CPCT. « Inscription et case vide dans le traitement au CPCT », par Elisabeth Pontier

Avec « Inscription et case vide dans le traitement au CPCT », Elisabeth Pontier, consultante au CPCT Marseille, livre une vignette clinique élaborée dans le cadre du Colloque Psychiatrie-Psychanalyse tenu en septembre 2019.  
Cette vignette s’inscrit dans un ensemble de cas livrés, sauf un, par les consultants au CPCT Marseille-Aubagne, qui témoignent de l’orientation psychanalytique des traitements au CPCT, dispositif gratuit, limité dans le temps et dans lequel les consultants sont bénévoles. Ces cas cliniques sont totalement anonymes et construits en logique. Ils rendent compte des effets obtenus et du travail de recherche conduit dans ce dispositif.
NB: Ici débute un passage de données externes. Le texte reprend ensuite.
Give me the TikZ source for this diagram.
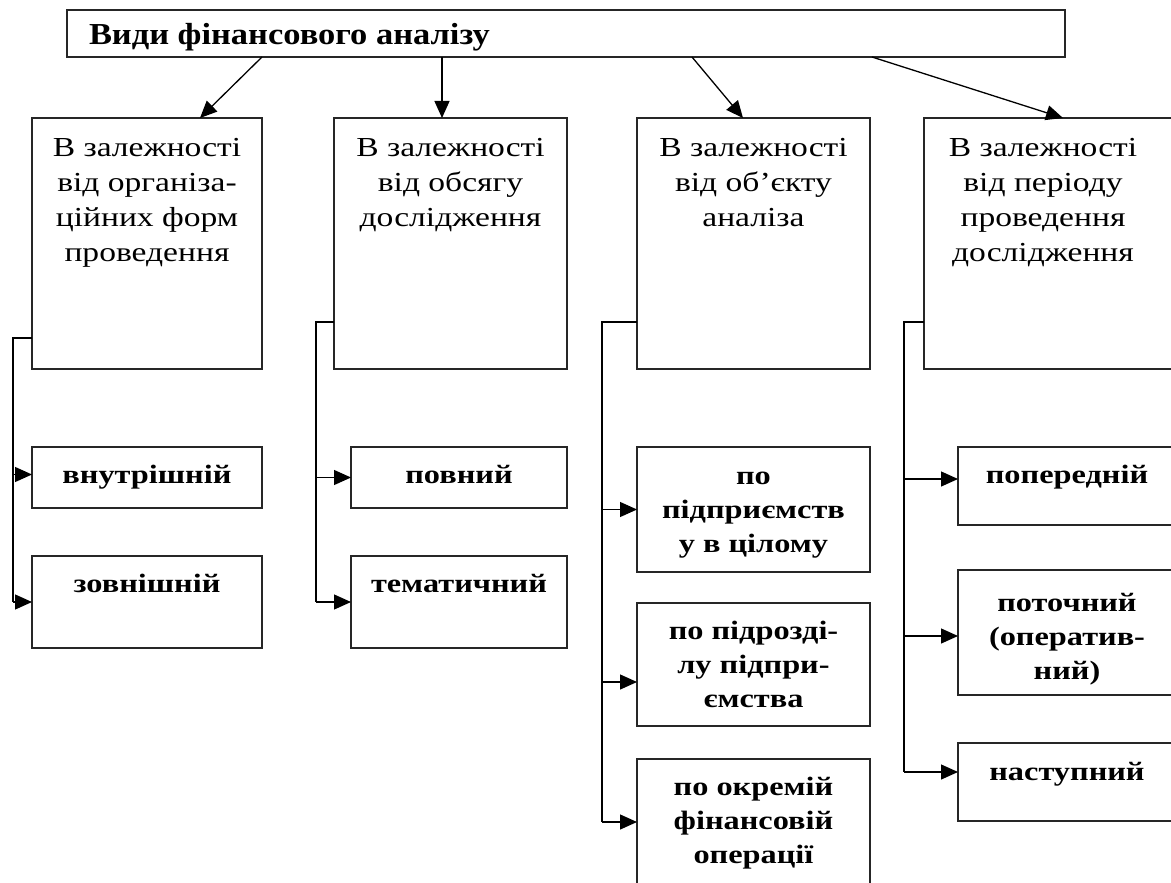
\documentclass[tikz,border=0pt]{standalone}
\usepackage{fontspec}
\setmainfont{Liberation Serif}[FakeStretch=1.22]
\newfontfamily\titlefont{Liberation Serif}[FakeStretch=1.13]
\usetikzlibrary{positioning,arrows.meta}

\begin{document}
\begin{tikzpicture}[x=1pt, y=-1pt,
    every node/.style={inner sep=0pt, outer sep=0pt},
    box/.style={draw=black!85, line width=1.6pt, anchor=north west},
    lbl/.style={align=center, font=\fontsize{27.5}{35}\selectfont},
    sublbl/.style={align=center, font=\fontsize{26.5}{34}\selectfont\bfseries},
    conn/.style={line width=1.3pt},
    arr/.style={conn, -{Triangle[length=17pt, width=15pt]}}]
  \useasboundingbox (0,0) rectangle (1171,883);
  \clip (0,0) rectangle (1171,883);

  % Title
  \node[box, minimum width=998pt, minimum height=47pt] (top) at (67,10) {};
  \node[anchor=base west, font=\titlefont\fontsize{30.5}{34}\selectfont\bfseries] (ttl)
    at ([xshift=22pt, yshift=12pt]top.south west) {Види фінансового аналізу};

  % Criteria
  \node[box, minimum width=230pt, minimum height=251pt] (b1) at (32,118) {};
  \node[box, minimum width=233pt, minimum height=251pt] (b2) at (334,118) {};
  \node[box, minimum width=233pt, minimum height=251pt] (b3) at (637,118) {};
  \node[box, minimum width=260pt, minimum height=251pt] (b4) at (924,118) {};
  \node[lbl, below=14pt of b1.north] (t1) {\strut В залежності\\від організа-\\ційних форм\\проведення};
  \node[lbl, below=14pt of b2.north] (t2) {\strut В залежності\\від обсягу\\дослідження};
  \node[lbl, below=14pt of b3.north] (t3) {\strut В залежності\\від об’єкту\\аналіза};
  \node[lbl, below=14pt of b4.north, xshift=-11pt] (t4) {\strut В залежності\\від періоду\\проведення\\дослідження};

  \draw[arr] ([xshift=195pt]top.south west) -- ([xshift=168pt]b1.north west);
  \draw[arr] ([xshift=375pt]top.south west) -- ([xshift=108pt]b2.north west);
  \draw[arr] ([xshift=625pt]top.south west) -- ([xshift=106pt]b3.north west);
  \draw[arr] ([xshift=805pt]top.south west) -- ([xshift=139pt]b4.north west);

  % Kinds
  \node[box, minimum width=230pt, minimum height=61pt] (c11) at (32,447) {};
  \node[box, minimum width=230pt, minimum height=92pt] (c12) at (32,556) {};
  \node[box, minimum width=216pt, minimum height=61pt] (c21) at (351,447) {};
  \node[box, minimum width=216pt, minimum height=92pt] (c22) at (351,556) {};
  \node[box, minimum width=233pt, minimum height=125pt] (c31) at (637,447) {};
  \node[box, minimum width=233pt, minimum height=123pt] (c32) at (637,603) {};
  \node[box, minimum width=233pt, minimum height=126pt] (c33) at (637,759) {};
  \node[box, minimum width=218pt, minimum height=78pt] (c41) at (958,447) {};
  \node[box, minimum width=218pt, minimum height=125pt] (c42) at (958,570) {};
  \node[box, minimum width=218pt, minimum height=78pt] (c43) at (958,743) {};

  \node[sublbl, below=13pt of c11.north] (u11) {\strut внутрішній};
  \node[sublbl, below=13pt of c12.north] (u12) {\strut зовнішній};
  \node[sublbl, below=13pt of c21.north] (u21) {\strut повний};
  \node[sublbl, below=13pt of c22.north] (u22) {\strut тематичний};
  \node[sublbl, below=14pt of c31.north] (u31) {\strut по\\підприємств\\у в цілому};
  \node[sublbl, below=13pt of c32.north] (u32) {\strut по підрозді-\\лу підпри-\\ємства};
  \node[sublbl, below=13pt of c33.north] (u33) {\strut по окремій\\фінансовій\\операції};
  \node[sublbl, below=13pt of c41.north] (u41) {\strut попередній};
  \node[sublbl, below=18pt of c42.north] (u42) {\strut поточний\\(оператив-\\ний)};
  \node[sublbl, below=14pt of c43.north] (u43) {\strut наступний};

  % Branches
  \coordinate (s1) at (13,338);
  \coordinate (s2) at (316,322);
  \coordinate (s3) at (602,322);
  \coordinate (s4) at (904,322);
  \coordinate (a11) at ([yshift=3pt]c11.west);
  \coordinate (a32) at ([yshift=-17.5pt]c32.west);
  \coordinate (a41) at ([yshift=7pt]c41.west);
  \coordinate (a42) at ([yshift=-3.5pt]c42.west);
  \coordinate (a43) at ([yshift=10pt]c43.west);

  \draw[conn] (b1.west |- s1) -- (s1) -- (s1 |- c12.west);
  \draw[arr] (s1 |- a11) -- (a11);
  \draw[arr] (s1 |- c12.west) -- (c12.west);

  \draw[conn] (b2.west |- s2) -- (s2) -- (s2 |- c22.west);
  \draw[arr] (s2 |- c21.west) -- (c21.west);
  \draw[arr] (s2 |- c22.west) -- (c22.west);

  \draw[conn] (b3.west |- s3) -- (s3) -- (s3 |- c33.west);
  \draw[arr] (s3 |- c31.west) -- (c31.west);
  \draw[arr] (s3 |- a32) -- (a32);
  \draw[arr] (s3 |- c33.west) -- (c33.west);

  \draw[conn] (b4.west |- s4) -- (s4) -- (s4 |- a43);
  \draw[arr] (s4 |- a41) -- (a41);
  \draw[arr] (s4 |- a42) -- (a42);
  \draw[arr] (s4 |- a43) -- (a43);
\end{tikzpicture}
\end{document}
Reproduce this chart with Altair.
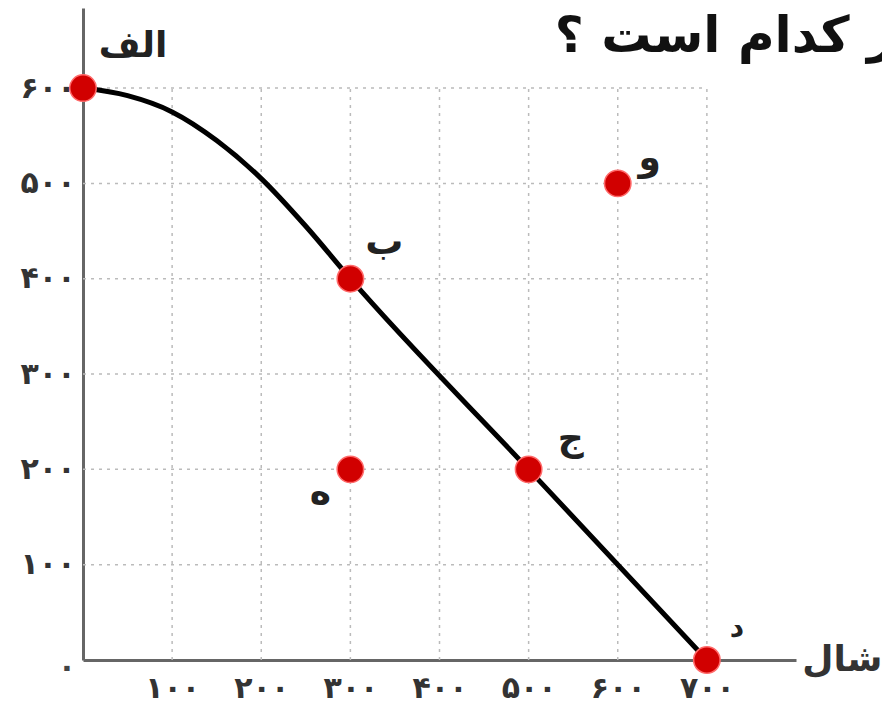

Ils témoignent aussi de la façon dont les problématiques contemporaines sont abordées au CPCT où les pathologies sont pensées à l’aune de la subjectivité des patients. 

La conversation de Barcelone de 2005, éditée chez Navarin sous le titre « Effets thérapeutiques rapides en psychanalyse », donne des outils pour penser la clinique qui se pratique au CPCT. Lesquels ?

Barcelone

A l’occasion d’un traitement court de trois séances seulement – le cas de Marta rapporté par Antoni Vicens – Jacques-Alain Miller a conceptualisé le terme de cycle. Une psychanalyse parcourt plusieurs cycles et l’expérience du traitement court de 16 séances au plus, tel qu’il se pratique dans les CPCT, met donc en lumière le déroulement des « cycles initiaux ». Jacques-Alain Miller a rappelé que la notion de cycle fait valoir que l’analyse n’est pas un processus infini, comme Freud l’a pensé, mais que l’analyse, depuis Lacan, est pensée comme parfaitement terminable. A tel point, ajoute-t-il, que la fin peut se présenter plusieurs fois ! Ce qui m’a intéressée, lors de l’élaboration de cette notion de cycle dans la conversation, ce sont deux points précis que l’on devrait pouvoir retrouver lors d’un traitement bref s’il est effectif. D’une part ce que Antoni Vicens a appelé une « inscription » : un changement, un point de non retour a été atteint, pouvant relever d’une nouvelle identification, comme le faisait remarquer Pierre-Gilles Gueguen.

D’autre part, le traitement laisse « une case vide » : quelque chose apparaît dans le discours, qui fait énigme pour le consultant sans pour autant faire question pour le patient. La poursuite du traitement au-delà de sa ponctuation verrait sans doute la mise au travail de ce point.

Marseille

Voici une vignette clinique réduite à l’articulation de ces deux points pour en faire la démonstration. Nelly, 24 ans, est venue consulter parce qu’elle est en panne dans ses études : « noyée », « collée » à l’Autre, elle n’est « pas dans l’histoire » et ne peut tirer profit d’un stage qu’elle fait dans l’ombre de l’Autre : « On ne m’y voyait pas ».

Elle repère sa position d’attente passivée vis-à-vis de l’Autre : l’Autre maternel dont elle recueille les confidences et son petit ami qui remet toujours à plus tard la vie commune. Ce repérage a valeur d’interprétation : « J’en ai marre d’attendre après lui ! » Elle décide de refuser de le rejoindre comme tous les étés et le met face à un choix : la rejoindre, ou pas, dans l’appartement dont elle se met en quête.

Nous avons là, ce qu’Antoni Vicens appelle une inscription, un point de non retour : Nelly sort la tête de l’eau, serait-on tenté de dire. Les effets thérapeutiques sont au rendez-vous, qui attestent d’une rectification subjective : dans son nouveau logement elle peut étudier, elle dort mieux. Prendre un appartement et donc faire le choix de s’éloigner de sa mère a la valeur d’un « contrepoids » pour la jeune femme qui, par son acte, contre la pente de son mode de jouir. Le gain du traitement est là : Nelly a pu nommer sa position de jouissance – « collée » à l’Autre – et agir sur celle-ci en s’éprouvant « décollée », récupérant ainsi de la libido pour ses études et ses amours.

Alors la case vide ? Le poids de jouissance de cette relation reste non élucidé. Nelly décline sa position vis-à-vis de l’Autre maternel : « se laisser faire », «  se mettre à disposition » est la stratégie qu’elle a développée face aux paroles de sa mère qui la ravalent depuis l’enfance. Ce point là, Nelly l’énonce clairement mais n’en fait pas, pour autant une question.

Ces deux pôles : inscription et case vide confirment donc leur pertinence pour éclairer les spécificités d’un cycle de traitement court tel qu’il se pratique au CPCT.